Anaergia is in contact with a solar company with which it could partner for the RFP, but the company still is reviewing proposals, Buenconsejo said. He did not go into detail about the arrangement with the solar company and Anaergia’s role in providing power to MECO.

At Tuesday’s meeting, Baz said there are other “interested parties” who could provide other waste diversion options if Anaergia doesn’t deliver.

Environmental Management Director Eric Nakagawa said in April that a contract amendment with Anaergia, executed in late 2018 with Arakawa still in office, extended deadlines for permitting, approvals and energy agreements to mid-2020.

As Anaergia works on its contract, the county is moving ahead with its 41-acre expansion at the Central Maui Landfill. The goal of the project is to reduce solid waste going into the landfill to extend its life, a study said.

On Thursday, the final environmental assessment for the proposed Central Maui Landfill Facilities project was published in the state Office of Environmental Quality Control’s “The Environmental Notice.” The county Department of Environmental Management, both the proposing and determining agency, issued a finding of no significant impact for the project.
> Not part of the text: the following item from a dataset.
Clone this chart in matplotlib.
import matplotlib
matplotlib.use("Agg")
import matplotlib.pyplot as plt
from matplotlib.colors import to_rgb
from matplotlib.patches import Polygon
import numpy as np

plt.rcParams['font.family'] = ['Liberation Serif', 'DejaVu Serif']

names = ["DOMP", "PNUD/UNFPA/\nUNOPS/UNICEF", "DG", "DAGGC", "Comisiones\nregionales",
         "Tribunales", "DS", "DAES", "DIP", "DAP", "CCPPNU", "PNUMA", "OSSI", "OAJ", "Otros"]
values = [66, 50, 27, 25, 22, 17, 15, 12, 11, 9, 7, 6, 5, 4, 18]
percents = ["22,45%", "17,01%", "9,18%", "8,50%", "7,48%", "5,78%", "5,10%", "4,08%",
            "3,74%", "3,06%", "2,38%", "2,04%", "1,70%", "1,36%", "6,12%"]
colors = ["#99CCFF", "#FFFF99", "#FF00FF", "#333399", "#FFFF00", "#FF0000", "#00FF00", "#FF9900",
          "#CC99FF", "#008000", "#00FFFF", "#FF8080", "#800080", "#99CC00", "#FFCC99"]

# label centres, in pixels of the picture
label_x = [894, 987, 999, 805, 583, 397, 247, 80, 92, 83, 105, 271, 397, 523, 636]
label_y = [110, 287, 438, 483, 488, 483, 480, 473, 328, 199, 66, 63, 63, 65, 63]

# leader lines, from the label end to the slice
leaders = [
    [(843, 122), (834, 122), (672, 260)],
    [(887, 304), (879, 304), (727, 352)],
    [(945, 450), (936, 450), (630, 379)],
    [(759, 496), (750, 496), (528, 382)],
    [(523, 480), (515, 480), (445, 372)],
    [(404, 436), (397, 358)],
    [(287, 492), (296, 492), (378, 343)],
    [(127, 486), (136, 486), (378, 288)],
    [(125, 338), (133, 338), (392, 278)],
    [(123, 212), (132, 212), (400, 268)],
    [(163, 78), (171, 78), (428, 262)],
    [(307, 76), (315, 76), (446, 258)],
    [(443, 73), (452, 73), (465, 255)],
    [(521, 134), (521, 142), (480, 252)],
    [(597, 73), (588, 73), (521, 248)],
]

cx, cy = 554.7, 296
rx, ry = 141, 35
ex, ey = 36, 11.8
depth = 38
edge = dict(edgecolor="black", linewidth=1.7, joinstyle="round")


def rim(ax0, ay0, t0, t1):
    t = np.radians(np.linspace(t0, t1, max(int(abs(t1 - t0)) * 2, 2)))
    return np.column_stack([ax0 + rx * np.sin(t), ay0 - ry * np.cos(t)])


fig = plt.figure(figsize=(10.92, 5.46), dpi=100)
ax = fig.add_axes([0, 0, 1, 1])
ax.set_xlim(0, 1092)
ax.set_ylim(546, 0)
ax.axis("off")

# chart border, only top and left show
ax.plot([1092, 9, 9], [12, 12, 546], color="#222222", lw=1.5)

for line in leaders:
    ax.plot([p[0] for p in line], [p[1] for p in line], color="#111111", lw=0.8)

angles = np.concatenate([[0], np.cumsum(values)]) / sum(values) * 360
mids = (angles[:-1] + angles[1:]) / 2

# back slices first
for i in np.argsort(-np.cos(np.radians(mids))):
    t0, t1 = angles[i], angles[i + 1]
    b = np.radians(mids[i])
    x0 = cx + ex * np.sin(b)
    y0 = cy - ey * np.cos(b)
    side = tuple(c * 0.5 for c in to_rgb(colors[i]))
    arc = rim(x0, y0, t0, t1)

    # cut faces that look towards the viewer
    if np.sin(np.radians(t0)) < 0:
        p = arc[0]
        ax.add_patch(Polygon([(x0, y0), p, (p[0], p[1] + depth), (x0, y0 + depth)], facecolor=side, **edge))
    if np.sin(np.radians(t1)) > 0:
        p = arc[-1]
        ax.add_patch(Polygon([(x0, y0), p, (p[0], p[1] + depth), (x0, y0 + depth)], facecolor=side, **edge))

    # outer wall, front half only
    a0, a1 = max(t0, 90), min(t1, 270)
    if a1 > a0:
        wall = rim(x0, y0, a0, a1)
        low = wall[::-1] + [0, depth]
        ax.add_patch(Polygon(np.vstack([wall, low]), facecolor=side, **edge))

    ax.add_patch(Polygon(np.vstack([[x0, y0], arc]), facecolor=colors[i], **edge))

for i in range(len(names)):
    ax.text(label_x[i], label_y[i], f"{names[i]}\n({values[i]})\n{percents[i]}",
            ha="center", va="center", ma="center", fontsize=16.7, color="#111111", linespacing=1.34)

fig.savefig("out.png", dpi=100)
The $31.4 million project is expected to extend the “useful operating life” of the Central Maui Landfill to 2042. It also includes construction of an office, abandoned vehicles area, metals processing area, open construction and demolition material recovery area, household hazardous waste and electronic waste receiving and storage area, warehouse building and storage area, refuse collection office, truck parking and maintenance area along with drainage basins and associated infrastructure.
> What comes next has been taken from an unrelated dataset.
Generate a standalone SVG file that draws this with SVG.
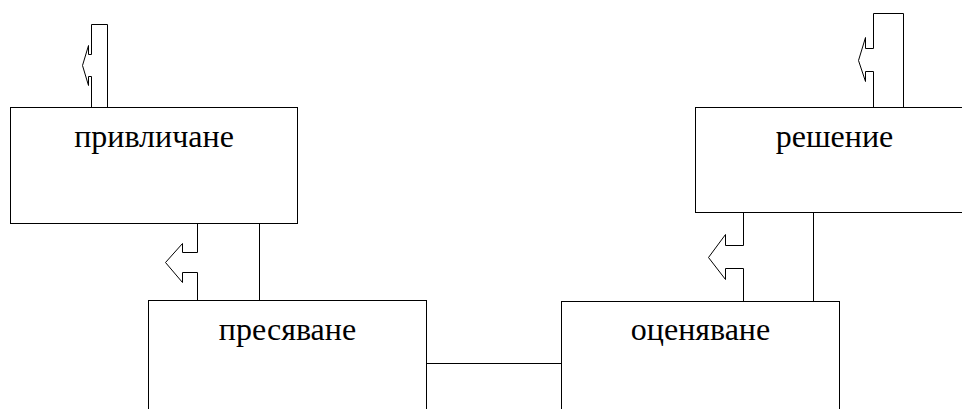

The assessment lists a completion date of 2020, but Nakagawa said Friday that the target completion date is sometime in 2021.

He said funding for the project is in the current budget and that the expansion plans are required whether or not Anaergia executes its contract.

“However, if Anaergia’s project becomes operational, it will divert roughly 80 percent of the waste streams to the landfill, which will significantly extend the life of the landfill expansion,” Nakagawa said.

Per the current contract, Anaergia’s facility will be located on privately owned property in the vicinity of the Central Maui Landfill, Nakagawa said. Buenconsejo said separately that the company has not yet secured land near the landfill but intends to do so in the future.

The expansion is contiguous to the landfill, which first opened in 1986, and runs along Pulehu Road on the makai side of the landfill. The 40.8-acre project will be built on 180 acres of county-owned land in the area, of which 136 acres currently is being used for the landfill, the report said.

The committee took no action and deferred the item.